AUGUSTA – In trying to “cure” a house leaking heat and wasting electricity, Stephen and Tricia Carr use the same sort of holistic approach advocated by some physicians to treat sick people.
The couple’s energy auditing business, Wydevue, analyzes a house’s energy use with various measuring devices. But the Carrs also try to connect with the homeowners to learn just how they live, and what kinds of fixes they can afford or are willing to take on.
Wydevue was one of several dozen exhibitors at the first Maine Energy Expo at the Augusta Civic Center on Saturday and Sunday.
With many predicting a spike in home heating fuel prices when cold weather sets in, those attending the expo were more than casually interested in the products and services.
Wydevue, named for Stephen Carr’s family farm in Houlton, is based in Poland, but the business is seeking more work in northern and eastern Maine. For about $250, a company representative visits the house, discusses fuel consumption, reviews fuel and electric bills, and conducts tests on the house.
One effective tool, Stephen Carr said, is a fabric device that hangs in an exterior door jamb with a fan that sucks the air out of the house. The device depressurizes the house and measures the volume and speed of the air passing through it.
Ideally, Carr said, about one-third of a house’s air should be exchanged with outside air each hour. Any more than this results in high heating bills, and any less can produce unhealthy air quality.
Once the house is depressurized, Carr will walk through the rooms, using a smoke device near windows to locate leaks. A visual inspection of the house is also completed, including looking at the attic and basement.
Common problems are:
. Broken ceiling hatches that lead to the attic.
. A leaking basement bulkhead door.
. Uninsulated plumbing or chimney chases.
. Insufficient insulation in walls and attic.
“We have the oldest housing stock on the East Coast,” Carr said, so there are often plenty of areas where heat loss can be prevented.
For older houses, Wydevue usually recommends blown-in cellulose insulation. If installed properly, the boric acid-treated material, which repels insects and mice, can achieve an R-49 insulation value in the roof.
Walls present more challenges, with older houses having bridging between studs that prevents the insulation from filling the cavities without more work.
Wydevue has developed partnerships with boiler companies, insulation firms, and even a solar-power business so it can recommend such services and products to its customers. But Tricia Carr stressed that Wydevue does not pressure homeowners into any purchases.

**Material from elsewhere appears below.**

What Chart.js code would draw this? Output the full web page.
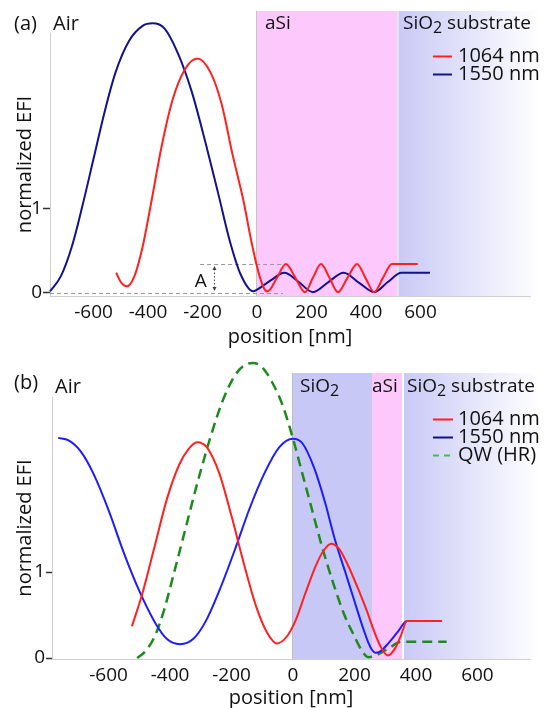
<!DOCTYPE html>
<html>
<head>
<meta charset="utf-8">
<script src="https://cdn.jsdelivr.net/npm/chart.js@4.4.1/dist/chart.umd.min.js"></script>
<style>
  html, body { margin: 0; padding: 0; background: #fff; }
  #wrap { position: relative; width: 553px; height: 708px; overflow: hidden; }
  #chartA { position: absolute; left: 0; top: 0; }
  #chartB { position: absolute; left: 0; top: 340px; }
</style>
</head>
<body>
<div id="wrap">
  <canvas id="chartA" width="553" height="350"></canvas>
  <canvas id="chartB" width="553" height="368"></canvas>
</div>
<script>
// ===== axis ticks (both panels) =====
const xTicks = [-600, -400, -200, 0, 200, 400, 600];
const yTicks = [0, 1];

// ===== (a) aSi single layer on SiO2 substrate =====
const posA1064 = [-517, -500, -477, -450, -420, -390, -350, -310, -265, -219, -170, -130, -90, -50, -20, 5, 25, 39,
                  73, 106, 141, 176, 205, 235, 266, 297, 332, 367, 398, 430, 462, 495, 590];
const efiA1064 = [0.24, 0.13, 0.08, 0.2, 0.55, 1.05, 1.75, 2.3, 2.66, 2.79, 2.62, 2.25, 1.65, 1.1, 0.6, 0.25, 0.06, 0.02,
                  0.18, 0.345, 0.18, 0.01, 0.18, 0.345, 0.18, 0.01, 0.18, 0.345, 0.18, 0.01, 0.18, 0.345, 0.345];
const posA1550 = [-760, -720, -680, -640, -600, -560, -520, -470, -420, -383, -340, -290, -240, -190, -140, -100, -60, -14,
                  0, 50, 100, 150, 205, 262, 318, 375, 430, 480, 530, 635];
const efiA1550 = [0.02, 0.2, 0.55, 1.05, 1.6, 2.15, 2.62, 3.0, 3.18, 3.21, 3.15, 2.85, 2.4, 1.8, 1.15, 0.62, 0.22, 0.02,
                  0.04, 0.15, 0.24, 0.14, 0.01, 0.13, 0.24, 0.12, 0.01, 0.13, 0.24, 0.24];
const edgesA = [0, 517, 1038];       // aSi | substrate (nm)
const guideLevelsA = [0, 0.345];     // dashed lines C and A

// ===== (b) SiO2 / aSi stack on SiO2 substrate =====
const posB1064 = [-524, -490, -450, -410, -370, -340, -312, -280, -240, -200, -160, -120, -85, -52, -20, 10,
                  40, 75, 100, 124, 150, 180, 210, 240, 265, 290, 309, 330, 350, 371, 485];
const efiB1064 = [0.37, 0.75, 1.3, 1.85, 2.25, 2.43, 2.51, 2.45, 2.15, 1.65, 1.1, 0.6, 0.3, 0.17, 0.25, 0.45,
                  0.75, 1.08, 1.25, 1.33, 1.27, 1.07, 0.82, 0.55, 0.3, 0.1, 0.03, 0.1, 0.25, 0.43, 0.43];
const posB1550 = [-764, -730, -690, -650, -600, -550, -500, -450, -410, -367, -325, -285, -240, -190, -140, -90, -45, 0,
                  30, 70, 105, 137, 170, 200, 225, 245, 258, 268, 285, 310, 340, 371, 485];
const efiB1550 = [2.56, 2.53, 2.4, 2.15, 1.72, 1.22, 0.78, 0.42, 0.22, 0.16, 0.22, 0.42, 0.78, 1.25, 1.75, 2.17, 2.45, 2.55,
                  2.5, 2.2, 1.8, 1.37, 1.0, 0.66, 0.38, 0.18, 0.09, 0.06, 0.08, 0.17, 0.3, 0.43, 0.43];
const posBQW = [-507, -480, -450, -420, -390, -350, -310, -270, -230, -190, -160, -130, -100, -70, -35, 0,
                30, 60, 94, 130, 165, 200, 225, 245, 275, 310, 354, 500];
const efiBQW = [0, 0.08, 0.25, 0.55, 0.95, 1.5, 2.05, 2.55, 2.98, 3.28, 3.4, 3.43, 3.38, 3.22, 2.95, 2.55,
                2.15, 1.75, 1.3, 0.88, 0.52, 0.25, 0.08, 0.01, 0.04, 0.11, 0.19, 0.19];
const edgesB = [0, 257, 358, 803];   // SiO2 | aSi | substrate (nm)

const FONT = "'Open Sans', sans-serif";
const INK = '#111';
Chart.defaults.font.family = FONT;
Chart.defaults.color = INK;

const toXY = (xs, ys) => xs.map((x, i) => ({ x: x, y: ys[i] }));

function line(label, xs, ys, color, extra) {
    return Object.assign({
        label: label,
        data: toXY(xs, ys),
        borderColor: color,
        borderWidth: 2,
        pointRadius: 0,
        fill: false,
        cubicInterpolationMode: 'monotone',
        clip: false
    }, extra || {});
}

// draws text pieces; a piece with sub:true is a subscript
function drawRich(ctx, x, y, parts, size) {
    ctx.textBaseline = 'middle';
    ctx.textAlign = 'left';
    parts.forEach(p => {
        const s = p.sub ? size - 3 : size;
        ctx.font = s + 'px ' + FONT;
        ctx.fillText(p.t, x, y + (p.sub ? 4 : 0));
        x += ctx.measureText(p.t).width;
    });
}

// layer shading, guides, in-plot labels and legend
function makeDecor(cfg) {
    return {
        id: 'decor',
        beforeDraw(chart) {
            const { ctx, chartArea, scales: { x, y } } = chart;
            const top = y.getPixelForValue(cfg.shadeTop);
            const bottom = chartArea.bottom;
            ctx.save();
            cfg.regions.forEach(r => {
                const x0 = x.getPixelForValue(r.from);
                const x1 = x.getPixelForValue(r.to);
                if (r.fade) {
                    const g = ctx.createLinearGradient(x0, 0, x1, 0);
                    g.addColorStop(0, r.color);
                    g.addColorStop(1, '#ffffff');
                    ctx.fillStyle = g;
                } else {
                    ctx.fillStyle = r.color;
                }
                ctx.fillRect(x0, top, x1 - x0, bottom - top);
                if (r.edge) {
                    ctx.fillStyle = r.edge;
                    ctx.fillRect(Math.round(x0) - 1, top, r.edgeWidth || 1, bottom - top);
                }
            });
            ctx.restore();
        },
        beforeDatasetsDraw(chart) {
            if (!cfg.guides) return;
            const { ctx, scales: { x, y } } = chart;
            const gd = cfg.guides;
            ctx.save();
            ctx.strokeStyle = '#9a9a9a';
            ctx.lineWidth = 1;
            ctx.setLineDash([4, 3]);
            gd.lines.forEach(l => {
                const py = Math.round(y.getPixelForValue(l.level)) + 0.5;
                ctx.beginPath();
                ctx.moveTo(x.getPixelForValue(l.from), py);
                ctx.lineTo(x.getPixelForValue(l.to), py);
                ctx.stroke();
            });
            // small dotted double arrow
            const ax = Math.round(x.getPixelForValue(gd.arrow.at)) + 0.5;
            const ay0 = y.getPixelForValue(gd.arrow.top) + 2;
            const ay1 = y.getPixelForValue(gd.arrow.bottom) - 2;
            ctx.strokeStyle = '#444';
            ctx.setLineDash([1.5, 2]);
            ctx.beginPath();
            ctx.moveTo(ax, ay0 + 3);
            ctx.lineTo(ax, ay1 - 3);
            ctx.stroke();
            ctx.setLineDash([]);
            ctx.fillStyle = '#444';
            ctx.beginPath();
            ctx.moveTo(ax, ay0); ctx.lineTo(ax - 2, ay0 + 4); ctx.lineTo(ax + 2, ay0 + 4);
            ctx.closePath(); ctx.fill();
            ctx.beginPath();
            ctx.moveTo(ax, ay1); ctx.lineTo(ax - 2, ay1 - 4); ctx.lineTo(ax + 2, ay1 - 4);
            ctx.closePath(); ctx.fill();
            ctx.fillStyle = INK;
            ctx.font = '19px ' + FONT;
            ctx.textAlign = 'center';
            ctx.textBaseline = 'middle';
            ctx.fillText(gd.text.t, x.getPixelForValue(gd.text.x), y.getPixelForValue(gd.text.y));
            ctx.restore();
        },
        afterDraw(chart) {
            const ctx = chart.ctx;
            ctx.save();
            ctx.fillStyle = INK;
            cfg.labels.forEach(l => drawRich(ctx, l.x, l.y, l.parts, l.size));
            const lg = cfg.legend;
            chart.data.datasets.forEach((ds, i) => {
                const py = lg.y + i * lg.gap;
                ctx.strokeStyle = ds.legendColor || ds.borderColor;
                ctx.lineWidth = 2;
                ctx.setLineDash(ds.legendDash || []);
                ctx.beginPath();
                ctx.moveTo(lg.x0, py + 0.5);
                ctx.lineTo(lg.x1, py + 0.5);
                ctx.stroke();
                ctx.setLineDash([]);
                ctx.fillStyle = INK;
                drawRich(ctx, lg.tx, py, [{ t: ds.label }], 20);
            });
            ctx.restore();
        }
    };
}

function axes(cfg) {
    return {
        x: {
            type: 'linear',
            min: cfg.xMin, max: cfg.xMax,
            afterBuildTicks: s => { s.ticks = xTicks.map(v => ({ value: v })); },
            afterFit: s => { s.height = cfg.xHeight; },
            grid: { display: false, drawTicks: false },
            border: { display: true, color: '#cfcfcf', width: 1 },
            ticks: { padding: 5, autoSkip: false, maxRotation: 0, color: INK,
                     font: { size: 19 }, callback: v => String(v) },
            title: { display: true, text: 'position [nm]', color: INK,
                     font: { size: 20, lineHeight: 1 }, padding: { top: 0, bottom: cfg.titlePad } }
        },
        y: {
            min: cfg.yMin, max: cfg.yMax,
            afterBuildTicks: s => { s.ticks = yTicks.map(v => ({ value: v })); },
            afterFit: s => { s.width = cfg.yWidth; },
            grid: { display: true, drawOnChartArea: false, drawTicks: true,
                    tickLength: cfg.tickLen, tickColor: '#333', tickWidth: 1.5 },
            border: { display: true, color: '#cfcfcf', width: 1 },
            ticks: { padding: 1, color: INK, font: { size: 19 }, callback: v => String(v) },
            title: { display: true, text: 'normalized EFI', color: INK,
                     font: { size: 20, lineHeight: 1 }, padding: { top: 15, bottom: 0 } }
        }
    };
}

const baseOptions = {
    responsive: false,
    animation: false,
    events: [],
    plugins: { legend: { display: false }, tooltip: { enabled: false } }
};

// ---------- panel (a) ----------
new Chart(document.getElementById('chartA'), {
    type: 'line',
    data: {
        datasets: [
            line('1064 nm', posA1064, efiA1064, '#ff2020'),
            line('1550 nm', posA1550, efiA1550, '#12128c')
        ]
    },
    options: Object.assign({}, baseOptions, {
        layout: { padding: { top: 33, right: 23, left: 0, bottom: 0 } },
        scales: axes({ xMin: -760, xMax: 1002, yMin: -0.036, yMax: 3.095,
                       xHeight: 54, yWidth: 50, titlePad: 3, tickLen: 7 })
    }),
    plugins: [makeDecor({
        shadeTop: 3.357,
        regions: [
            { from: edgesA[0], to: edgesA[1], color: '#fdc9fd', edge: '#c4c4c4' },
            { from: edgesA[1], to: edgesA[2], color: '#c9c9f7', fade: true, edge: '#e4e4ec', edgeWidth: 2 }
        ],
        guides: {
            lines: [
                { level: guideLevelsA[0], from: -760, to: 95 },
                { level: guideLevelsA[1], from: -209, to: 95 }
            ],
            arrow: { at: -158, top: guideLevelsA[1], bottom: guideLevelsA[0] },
            text: { t: 'A', x: -207, y: 0.14 }
        },
        labels: [
            { x: 14, y: 24, size: 20, parts: [{ t: '(a)' }] },
            { x: 53, y: 24, size: 20, parts: [{ t: 'Air' }] },
            { x: 265, y: 24, size: 19, parts: [{ t: 'aSi' }] },
            { x: 403, y: 24, size: 19, parts: [{ t: 'SiO' }, { t: '2', sub: true }, { t: ' substrate' }] }
        ],
        legend: { x0: 433, x1: 452, tx: 458, y: 56, gap: 18 }
    })]
});

// ---------- panel (b) ----------
new Chart(document.getElementById('chartB'), {
    type: 'line',
    data: {
        datasets: [
            line('1064 nm', posB1064, efiB1064, '#ff2020'),
            line('1550 nm', posB1550, efiB1550, '#1c1cff', { legendColor: '#10108a' }),
            line('QW (HR)', posBQW, efiBQW, '#1d8a1d',
                 { borderWidth: 2.5, borderDash: [10, 6], legendColor: '#3cc43c', legendDash: [6, 5] })
        ]
    },
    options: Object.assign({}, baseOptions, {
        layout: { padding: { top: 57, right: 23, left: 0, bottom: 0 } },
        scales: axes({ xMin: -784, xMax: 771, yMin: -0.0116, yMax: 3.035,
                       xHeight: 49, yWidth: 52, titlePad: 0, tickLen: 6 })
    }),
    plugins: [makeDecor({
        shadeTop: 3.314,
        regions: [
            { from: edgesB[0], to: edgesB[1], color: '#c8c8f6', edge: '#bdbdbd' },
            { from: edgesB[1], to: edgesB[2], color: '#fdc9fd' },
            { from: edgesB[2], to: edgesB[3], color: '#c9c9f7', fade: true, edge: '#ffffff', edgeWidth: 2 }
        ],
        labels: [
            { x: 14, y: 43, size: 20, parts: [{ t: '(b)' }] },
            { x: 55, y: 47, size: 20, parts: [{ t: 'Air' }] },
            { x: 300, y: 47, size: 19, parts: [{ t: 'SiO' }, { t: '2', sub: true }] },
            { x: 372, y: 47, size: 19, parts: [{ t: 'aSi' }] },
            { x: 407, y: 47, size: 19, parts: [{ t: 'SiO' }, { t: '2', sub: true }, { t: ' substrate' }] }
        ],
        legend: { x0: 433, x1: 453, tx: 458, y: 79, gap: 18 }
    })]
});
</script>
</body>
</html>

For the $250 cost of the audit, the homeowner receives a report suggesting areas of improvement in heating and electric usage savings.
To save electricity, the Carrs said consumers should purchase only certified Energy Star appliances. The biggest electricity draw in a home is a refrigerator, they said, so that is a likely place to start replacing older appliances.
The Carrs agreed that spray foam insulation is the most effective, but it often is too costly for many homeowners.
Tony Michaud of the Bangor-based business Foam Pro Inc. said the Icynene foam insulation his company uses costs about 50 percent more than fiberglass insulation. But with a payback of as little as two years in savings on heating costs, Michaud believes his product is an easy sell.
The foam is sprayed on wet between studs and rafters, and expands 100 times in size within eight seconds. The excess is sliced off with a reciprocating saw, leaving an air-tight, closed-cell seal.
At the Foam Pro booth, Michaud had a Plexiglas box with three chambers sitting over a box with a heat fan. The air in the box at the bottom was 105.3 degrees Fahrenheit.
Above the chamber stuffed with fiberglass insulation, the air was 93 degrees, indicating a substantial heat loss. Above the chamber stuffed with cellulose insulation, the air measured 86.5 degrees, indicating a slightly better heat retention.
But above the chamber filled with foam, the air was 75.6 degrees, which Michaud said showed the effectiveness of his product.
Pingpong balls over the first two chambers were suspended in air by the rising heat, while the ball over the foam chamber was stationary.
The busiest booth at the expo was Aubuchon Hardware’s, where the retail chain was selling compact fluorescent light bulbs of 40, 60, 75 and 100 watts for 50 cents each. Customers were lined three and four deep, with some buying cases of 25 bulbs.
The bulbs give on average a 66 percent savings in electricity, a lighting representative said. The bulbs last 8,000 to 10,000 hours, compared to 750 to 1,000 hours for incandescent bulbs, he added.
Some 60 percent of European households now use compact fluorescent bulbs, he said, compared to 11 percent of U.S. households. That percentage may change. Aubuchon staff said they sold 15,000 bulbs at the Bangor Home Show in April. Currently, utility companies in Maine give the retailer a $2 rebate for bulbs sold. But that drops to $1.50 in January.